U.S. specialty jewelry store sales fell 4 percent year on year to $6.11 billion in December, closing the year on a downer. December's sales total was the weakest since 2011 and followed a 6.2 percent decline for stores in November; still, jewelry store sales managed to increase 1.1 percent to $33.61 billion in 2014.
Jewelry sales from all channels began to soften in September as the pace of growth slowed to just 1.2 percent year on year at $4.769 billion, followed by a 1.3 percent decline in October to $4.761 billion. As the Christmas-season was heating up, jewelry sales fell 0.6 percent in November to $6.134 billion, setting a trend that carried through December as sales dropped 1.5 percent to $13.419 billion, according to preliminary Rapaport News calculations.

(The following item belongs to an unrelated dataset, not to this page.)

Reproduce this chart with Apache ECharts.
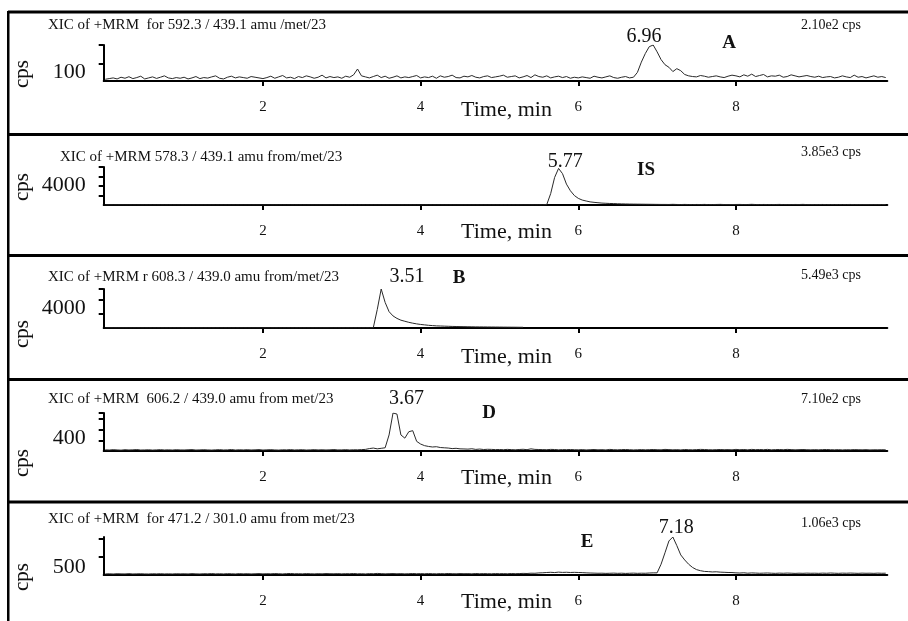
<!DOCTYPE html>
<html>
<head>
<meta charset="utf-8">
<script src="https://cdn.jsdelivr.net/npm/echarts@6/dist/echarts.min.js"></script>
<style>
html,body{margin:0;padding:0;background:#fff;}
#c{width:908px;height:621px;}
</style>
</head>
<body>
<div id="c"></div>
<script>
// ---------------- DATA ----------------
const TIME_START = 0;      // min
const TIME_STEP = 0.05;    // min between samples
const xTickValues = [2, 4, 6, 8];

const panelTitles = [
  'XIC of +MRM  for 592.3 / 439.1 amu /met/23',
  'XIC of +MRM 578.3 / 439.1 amu from/met/23',
  'XIC of +MRM r 608.3 / 439.0 amu from/met/23',
  'XIC of +MRM  606.2 / 439.0 amu from met/23',
  'XIC of +MRM  for 471.2 / 301.0 amu from met/23'
];
const maxCpsLabels = ['2.10e2 cps', '3.85e3 cps', '5.49e3 cps', '7.10e2 cps', '1.06e3 cps'];
const compoundNames = ['A', 'IS', 'B', 'D', 'E'];
const peakTimes = [6.96, 5.77, 3.51, 3.67, 7.18];
const peakHeights = [210, 3850, 5490, 710, 1060];
const yAxisMax = [210, 4000, 5490, 710, 1060];
const yLabelValues = [100, 4000, 4000, 400, 500];
const yTickValues = [
  [100, 210],
  [1000, 2000, 3000, 4000],
  [2000, 4000, 5490],
  [200, 400, 600, 710],
  [500, 1000]
];

// intensities (cps) sampled every TIME_STEP from TIME_START
const seriesA = [
  10,14,18,12,22,16,25,14,20,28,12,18,24,15,22,30,18,14,20,16,
  22,12,18,26,14,20,17,24,30,16,12,22,28,18,24,20,16,26,22,18,
  14,20,28,16,24,32,18,22,14,26,20,30,24,16,22,34,18,26,20,24,
  16,28,22,36,70,30,24,18,26,34,20,28,16,22,30,18,24,20,26,32,
  18,24,20,28,16,30,22,26,34,20,18,28,24,32,22,18,26,30,20,24,
  28,34,22,26,30,18,24,32,20,36,26,22,30,18,24,28,20,26,16,22,
  18,24,20,16,28,22,18,24,30,20,16,22,26,18,22,50,110,160,200,210,
  170,125,95,80,55,72,60,38,30,26,24,32,28,22,26,30,24,20,28,34,
  30,24,36,28,40,26,32,38,24,30,28,34,22,26,36,30,24,28,32,26,
  22,28,20,24,26,18,22,30,24,20,34,22,26,18,24,30,22,26,20
];
const seriesIS = [
  10,12,8,10,14,10,12,9,11,10,13,10,8,12,10,11,9,12,10,10,
  12,10,9,11,10,13,10,12,8,10,11,12,10,9,13,10,11,10,12,10,
  9,11,10,12,10,13,9,10,12,11,10,8,12,10,11,10,13,9,10,12,
  10,11,12,9,10,13,10,11,12,10,9,12,10,11,10,13,10,12,9,11,
  10,12,11,10,13,9,11,10,12,10,11,13,10,9,12,10,11,10,12,13,
  10,12,11,10,9,12,11,10,13,11,12,10,40,1200,2900,3850,3300,2200,1500,1000,
  700,520,420,330,280,240,200,180,160,150,130,120,110,100,95,90,85,80,75,70,
  65,60,60,55,70,55,50,60,50,45,55,50,60,45,50,55,65,50,45,50,
  55,60,45,50,70,50,45,55,50,45,50,60,45,50,45,55,50,65,45,50,
  45,50,55,45,50,45,50,45,50,55,45,50,45,50,45,45,50,45,50
];
const seriesB = [
  15,18,14,16,15,17,14,16,18,15,14,16,15,17,16,14,15,18,16,15,
  16,15,17,14,16,15,18,16,14,15,17,16,15,14,16,18,15,16,14,17,
  15,16,14,17,15,16,18,14,15,16,17,15,14,16,15,17,16,14,15,16,
  17,15,16,14,15,16,18,15,40,2600,5490,3600,2300,1700,1350,1100,950,800,680,580,
  500,440,380,340,300,280,260,240,220,210,200,190,180,170,160,155,150,145,140,135,
  130,125,120,115,110,105,100
];
const seriesD = [
  22,18,25,20,16,24,19,22,27,18,20,23,17,21,25,19,22,18,24,20,
  19,23,26,18,21,24,20,17,22,25,19,21,28,18,23,20,24,19,22,26,
  18,22,25,20,17,23,21,26,19,22,24,18,21,25,20,23,19,22,27,20,
  21,25,19,23,22,26,30,45,55,40,50,60,300,710,690,300,240,360,380,180,
  130,100,85,75,80,65,60,55,45,50,40,38,35,42,30,36,28,32,30,26,
  28,24,30,26,22,28,32,25,40,30,28,26,24,30,28,22,26,25,28,24,
  22,26,20,24,28,22,25,20,30,24,22,26,28,24,20,23,26,22,25,28,
  24,22,30,26,22,25,20,28,24,22,26,30,28,24,22,25,28,24,26,22,
  30,24,28,22,30,25,28,24,30,22,26,28,24,30,26,22,25,28,24,22,
  25,22,26,28,24,22,25,20,24,22,26,24,22,25,20,23,22,24,22
];
const seriesE = [
  30,34,28,36,32,30,38,29,33,35,30,28,34,31,36,30,33,29,35,32,
  34,30,38,32,29,36,33,40,31,35,30,37,34,29,38,32,36,30,34,39,
  31,36,33,40,35,30,38,42,34,36,32,39,35,31,37,33,40,36,34,38,
  32,37,35,41,33,36,30,39,35,44,38,33,37,40,34,38,32,36,41,35,
  38,34,40,36,33,39,35,42,37,34,40,36,38,33,41,35,39,36,34,40,
  36,38,34,41,37,40,45,42,50,48,58,62,70,75,68,80,72,76,70,74,
  70,66,60,55,52,48,50,45,48,52,46,50,44,48,52,46,50,48,55,60,
  60,300,620,950,1060,820,560,420,300,210,150,120,100,95,85,90,80,75,70,68,
  60,55,62,50,58,54,48,52,56,50,46,52,48,54,50,45,50,47,52,48,
  50,46,52,48,55,50,46,52,49,54,50,46,52,48,50,46,52,48,50
];
const allSeries = [seriesA, seriesIS, seriesB, seriesD, seriesE];

// ---------------- LAYOUT / STYLE ----------------
const SERIF = '"Liberation Serif", "Times New Roman", serif';
const X_MIN = -0.02, X_MAX = 9.92;
const GRID_LEFT = 103.7, GRID_RIGHT_EDGE = 887.3;
const axisTop = [45, 167, 289, 413, 537];
const baseline = [81, 205, 328, 451, 575];
const separatorY = [12, 134.5, 255.5, 379.5, 502];
const titleX = [48, 60, 48, 48, 48];
const titleY = [25, 157, 277, 399, 519];
const maxLabelY = [25, 152, 275, 399, 523];
const letterPos = [[729, 43], [646, 170], [459, 278], [489, 413], [587, 542]];
const cpsY = [74, 187, 334, 463, 577];
const peakLabelOffset = [[-10, -8], [5, -7], [25, -12], [12, -14], [5, -9]];
const yLabelDrop = [8, 18, 9, 8.5, 10];
const timeLabelDy = [29, 27, 29, 27, 27];

const grids = [], xAxes = [], yAxes = [], series = [], graphics = [];

for (let p = 0; p < 5; p++) {
  grids.push({
    left: GRID_LEFT, width: GRID_RIGHT_EDGE - GRID_LEFT,
    top: axisTop[p], height: baseline[p] - axisTop[p],
    containLabel: false
  });
  xAxes.push({
    type: 'value', gridIndex: p, min: X_MIN, max: X_MAX,
    axisLine: { show: true, onZero: false, lineStyle: { color: '#000', width: 2 } },
    axisTick: { show: true, customValues: xTickValues, length: 5, lineStyle: { color: '#000', width: 2 } },
    axisLabel: { show: true, customValues: xTickValues, margin: 19, fontFamily: SERIF, fontSize: 15, color: '#111' },
    splitLine: { show: false }
  });
  yAxes.push({
    type: 'value', gridIndex: p, min: 0, max: yAxisMax[p],
    axisLine: { show: true, onZero: false, lineStyle: { color: '#000', width: 2 } },
    axisTick: { show: true, customValues: yTickValues[p], length: 5, lineStyle: { color: '#000', width: 2 } },
    axisLabel: {
      show: true, customValues: [yLabelValues[p]], margin: 18,
      formatter: v => String(v),
      fontFamily: SERIF, fontSize: 22, color: '#111',
      verticalAlign: 'top', lineHeight: 2 * yLabelDrop[p]
    },
    splitLine: { show: false }
  });
  const vals = allSeries[p];
  series.push({
    type: 'line', xAxisIndex: p, yAxisIndex: p,
    data: vals.map((v, i) => [+(TIME_START + i * TIME_STEP).toFixed(2), v]),
    showSymbol: false, symbol: 'none', silent: true, animation: false,
    lineStyle: { color: '#2a2a2a', width: 1 },
    markPoint: {
      symbol: 'circle', symbolSize: 0, silent: true, animation: false,
      data: [{ coord: [peakTimes[p], peakHeights[p]], value: peakTimes[p] }],
      label: {
        show: true, position: 'inside', offset: peakLabelOffset[p],
        formatter: peakTimes[p].toFixed(2),
        fontFamily: SERIF, fontSize: 20, color: '#111'
      }
    }
  });

  graphics.push({ type: 'rect', shape: { x: 8, y: separatorY[p] - 1.5, width: 900, height: 3 }, style: { fill: '#000' }, silent: true });
  graphics.push({ type: 'text', x: titleX[p], y: titleY[p], style: { text: panelTitles[p], font: '15px ' + SERIF, fill: '#111', align: 'left', verticalAlign: 'middle' }, silent: true });
  graphics.push({ type: 'text', x: 801, y: maxLabelY[p], style: { text: maxCpsLabels[p], font: '14px ' + SERIF, fill: '#111', align: 'left', verticalAlign: 'middle' }, silent: true });
  graphics.push({ type: 'text', x: letterPos[p][0], y: letterPos[p][1], style: { text: compoundNames[p], font: 'bold 19px ' + SERIF, fill: '#111', align: 'center', verticalAlign: 'middle' }, silent: true });
  graphics.push({ type: 'text', x: 22, y: cpsY[p], rotation: Math.PI / 2, style: { text: 'cps', font: '21px ' + SERIF, fill: '#111', align: 'center', verticalAlign: 'middle' }, silent: true });
  graphics.push({ type: 'text', x: 461, y: baseline[p] + timeLabelDy[p], style: { text: 'Time, min', font: '22px ' + SERIF, fill: '#111', align: 'left', verticalAlign: 'middle' }, silent: true });
}
graphics.push({ type: 'rect', shape: { x: 7, y: 11, width: 2.5, height: 610 }, style: { fill: '#000' }, silent: true });

const chart = echarts.init(document.getElementById('c'), null, { renderer: 'canvas' });
chart.setOption({
  backgroundColor: '#fff',
  animation: false,
  grid: grids,
  xAxis: xAxes,
  yAxis: yAxes,
  series: series,
  graphic: graphics
});
</script>
</body>
</html>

Watch sales were flat in September at $650 million, but then, in October, they contracted 2.8 percent to $649 million and they dropped 2.2 percent in November to $837 million, followed by a 2.5 percent decline in December at $1.83 billion.
For the year, jewelry sales were basically flat, or down 0.1 percent year on year, at $69.188 billion, according to preliminary data, while watch sales increased 1.4 percent to $9.461 billion in 2014.

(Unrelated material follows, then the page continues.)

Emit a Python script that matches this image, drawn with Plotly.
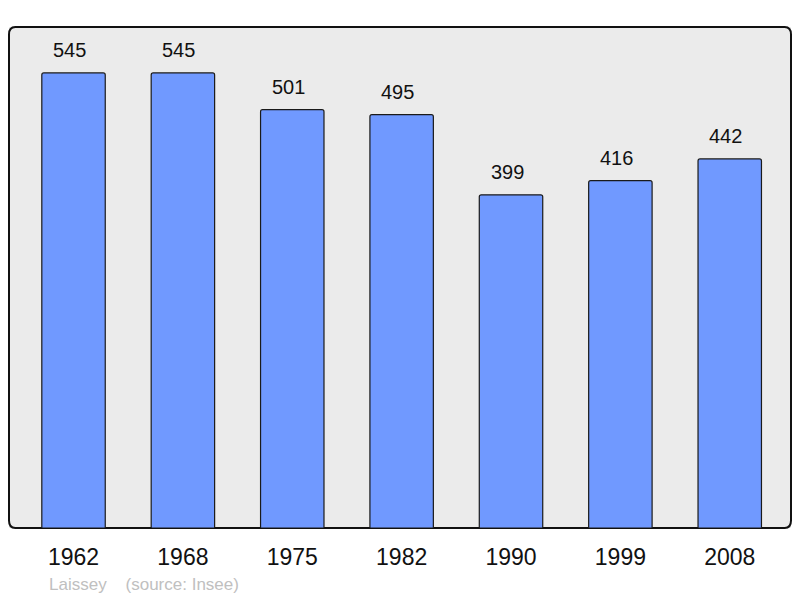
import plotly.graph_objects as go

years = ["1962", "1968", "1975", "1982", "1990", "1999", "2008"]
population = [545, 545, 501, 495, 399, 416, 442]
commune = "Laissey"
source = "(source: Insee)"

fig = go.Figure()
fig.add_trace(go.Bar(
    x=years,
    y=population,
    width=0.58,
    marker=dict(color="#7099ff", line=dict(color="#1a1a1a", width=1.2), cornerradius=2),
    hoverinfo="x+y",
))

# value labels above each bar (category index on the category axis)
for i, val in enumerate(population):
    fig.add_annotation(
        x=i, y=val, text=str(val), showarrow=False,
        xref="x", yref="y",
        yanchor="bottom", yshift=10, xshift=-4,
        font=dict(size=20, color="#111111"),
    )

fig.add_annotation(
    xref="paper", yref="paper", x=0.048, y=-0.112,
    xanchor="left", yanchor="middle", showarrow=False,
    text=commune + "&nbsp;&nbsp;&nbsp;&nbsp;" + source,
    font=dict(size=17, color="#c0c0c0"),
)

# rounded frame around the plot area
fig.add_shape(
    type="path", xref="paper", yref="paper",
    path="M 0,0.985 Q 0,1 0.008,1 L 0.992,1 Q 1,1 1,0.985 "
         "L 1,0.015 Q 1,0 0.992,0 L 0.008,0 Q 0,0 0,0.015 Z",
    line=dict(color="#111111", width=2), layer="below",
)

# the page body adds an 8px offset, so the figure is sized to fill the rest
fig.update_layout(
    width=792, height=590,
    margin=dict(l=1, r=9, t=19, b=70),
    paper_bgcolor="white",
    plot_bgcolor="#ebebeb",
    font=dict(family="Liberation Sans, Arial, sans-serif"),
    showlegend=False,
    xaxis=dict(
        type="category",
        range=[-0.59, 6.56], showgrid=False, zeroline=False, showline=False,
        ticks="outside", ticklen=8, tickcolor="rgba(0,0,0,0)",
        tickfont=dict(size=23, color="#111111"),
    ),
    yaxis=dict(range=[0, 600], visible=False),
)

fig.write_html("out.html")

Meanwhile, advanced sales estimates from department stores offered some hope to jewelers for the new year. Department store sales rose 0.2 percent year on year to $10.64 billion in January, showing that U.S. consumers were willing to spend. Advanced sales estimates for all retail and food service sales, excluding automobiles, rose 1.4 percent to $320 billion. Nonstore retail sales improved 8.3 percent in January, while retail trade sales rose 2.4 percent, according to government data.
Lindsey M. Piegza, the chief economist for Sterne Agee, observed that U.S. consumers are simply pulling back. "Lower gas prices provided a welcome boost to sales early on (October and November) and will continue to provide a floor to spending, but continued, above-trend growth in sales will need to stem from organic job and income growth.

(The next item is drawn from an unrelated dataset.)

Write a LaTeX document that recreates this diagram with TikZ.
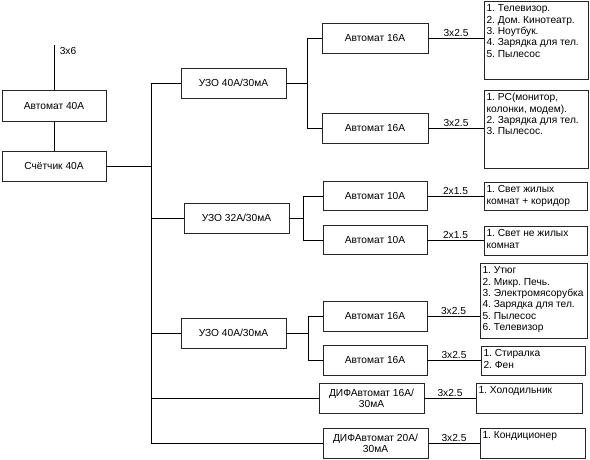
\documentclass[tikz,border=0pt]{standalone}
\usepackage{fontspec}
\setmainfont{Liberation Sans}
\frenchspacing
\newcommand\fsz{\fontsize{10.2}{11.3}\selectfont}
\newcommand\mylist[3]{\parbox[c][#1][t]{#2}{\raggedright\frenchspacing\fsz\strut #3}}
\begin{document}
\begin{tikzpicture}[x=1pt,y=-1pt,
  box/.style={draw=black!85, line width=0.9pt, minimum width=105pt, minimum height=30pt, inner sep=0pt, font=\fsz, align=center},
  listbox/.style={draw=black!85, line width=0.9pt, inner xsep=2.5pt, inner ysep=3pt},
  wire/.style={draw=black, line width=0.8pt},
  lbl/.style={font=\fsz, inner sep=1.5pt, above}]
\useasboundingbox (0,0) rectangle (590,459);
% main chain
\coordinate (in) at (54,45);
\node[box, minimum width=104pt, minimum height=31pt] (a40) at (54,105.5) {Автомат 40А};
\node[box, minimum width=104pt] (sch) at (54,166) {Счётчик 40А};
\node[font=\fsz, inner sep=0pt] (l36) at (68,51) {3x6};
\draw[wire] (in) -- (a40.north);
\draw[wire] (a40.south) -- (sch.south |- sch.north);
% bus
\coordinate (bt) at (151,83);
\coordinate (bb) at (151,443);
\draw[wire] (bt) -- (bb);
\draw[wire] (sch.east) -- (sch.east -| bt);
% RCDs
\node[box] (u1) at (233.5,83) {УЗО 40А/30мА};
\node[box] (u2) at (236.5,218) {УЗО 32А/30мА};
\node[box] (u3) at (233.5,333) {УЗО 40А/30мА};
\node[box] (d1) at (371.5,398) {ДИФАвтомат 16А/\\30мА};
\node[box] (d2) at (375.5,443) {ДИФАвтомат 20А/\\30мА};
\draw[wire] (bt) -- (u1.west);
\draw[wire] (u2.west -| bt) -- (u2.west);
\draw[wire] (u3.west -| bt) -- (u3.west);
\draw[wire] (d1.west -| bt) -- (d1.west);
\draw[wire] (bb) -- (d2.west);
% breakers
\node[box, minimum width=106pt] (a1) at (375,38) {Автомат 16А};
\node[box, minimum width=106pt] (a2) at (375,128) {Автомат 16А};
\node[box, minimum width=104pt, minimum height=29pt] (a3) at (375,196) {Автомат 10А};
\node[box, minimum width=104pt, minimum height=29pt] (a4) at (375,240) {Автомат 10А};
\node[box, minimum width=104pt] (a5) at (375,316) {Автомат 16А};
\node[box, minimum width=104pt] (a6) at (375,360) {Автомат 16А};
% sub-buses
\coordinate (s1) at (307,0);
\coordinate (s2) at (303,0);
\coordinate (s3) at (308,0);
\draw[wire] (u1.east) -- (u1.east -| s1);
\draw[wire] (a1.west) -| (s1 |- a2.west) -- (a2.west);
\draw[wire] (u2.east) -- (u2.east -| s2);
\draw[wire] (a3.west) -| (s2 |- a4.west) -- (a4.west);
\draw[wire] (u3.east) -- (u3.east -| s3);
\draw[wire] (a5.west) -| (s3 |- a6.west) -- (a6.west);
% load lists
\node[listbox] (l1) at (536,40) {\mylist{72pt}{99pt}{1. Телевизор.\\2. Дом. Кинотеатр.\\3. Ноутбук.\\4. Зарядка для тел.\\5. Пылесос}};
\node[listbox] (l2) at (536,129) {\mylist{72pt}{99pt}{1. PC(монитор,\\колонки, модем).\\2. Зарядка для тел.\\3. Пылесос.}};
\node[listbox] (l3) at (535.5,196) {\mylist{22pt}{98pt}{1. Свет жилых\\комнат + коридор}};
\node[listbox] (l4) at (535.5,240.5) {\mylist{23pt}{98pt}{1. Свет не жилых\\комнат}};
\node[listbox] (l5) at (533.5,300.5) {\mylist{69pt}{102pt}{1. Утюг\\2. Микр. Печь.\\3. Электромясорубка\\4. Зарядка для тел.\\5. Пылесос\\6. Телевизор}};
\node[listbox] (l6) at (533,360.5) {\mylist{23pt}{99pt}{1. Стиралка\\2. Фен}};
\node[listbox] (l7) at (529,398) {\mylist{24pt}{101pt}{1. Холодильник}};
\node[listbox] (l8) at (532.5,443) {\mylist{24pt}{100pt}{1. Кондиционер}};
% feeder wires
\draw[wire] (a1.east) -- node[lbl] {3x2.5} (a1.east -| l1.west);
\draw[wire] (a2.east) -- node[lbl] {3x2.5} (a2.east -| l2.west);
\draw[wire] (a3.east) -- node[lbl] {2x1.5} (a3.east -| l3.west);
\draw[wire] (a4.east) -- node[lbl] {2x1.5} (a4.east -| l4.west);
\draw[wire] (a5.east) -- node[lbl] {3x2.5} (a5.east -| l5.west);
\draw[wire] (a6.east) -- node[lbl] {3x2.5} (a6.east -| l6.west);
\draw[wire] (d1.east) -- node[lbl] {3x2.5} (d1.east -| l7.west);
\draw[wire] (d2.east) -- node[lbl] {3x2.5} (d2.east -| l8.west);
\end{tikzpicture}
\end{document}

"The U.S. labor market is improving in terms of the number of jobs created, but the quality remains lackluster, putting little upward pressure on wages and keeping consumers cautious. Going forward, gasoline price windfalls will continue to keep overall spending positive but at a slower pace than the initial rise in October and November would suggest, meaning a more muted contribution to GDP from consumer spending," she said.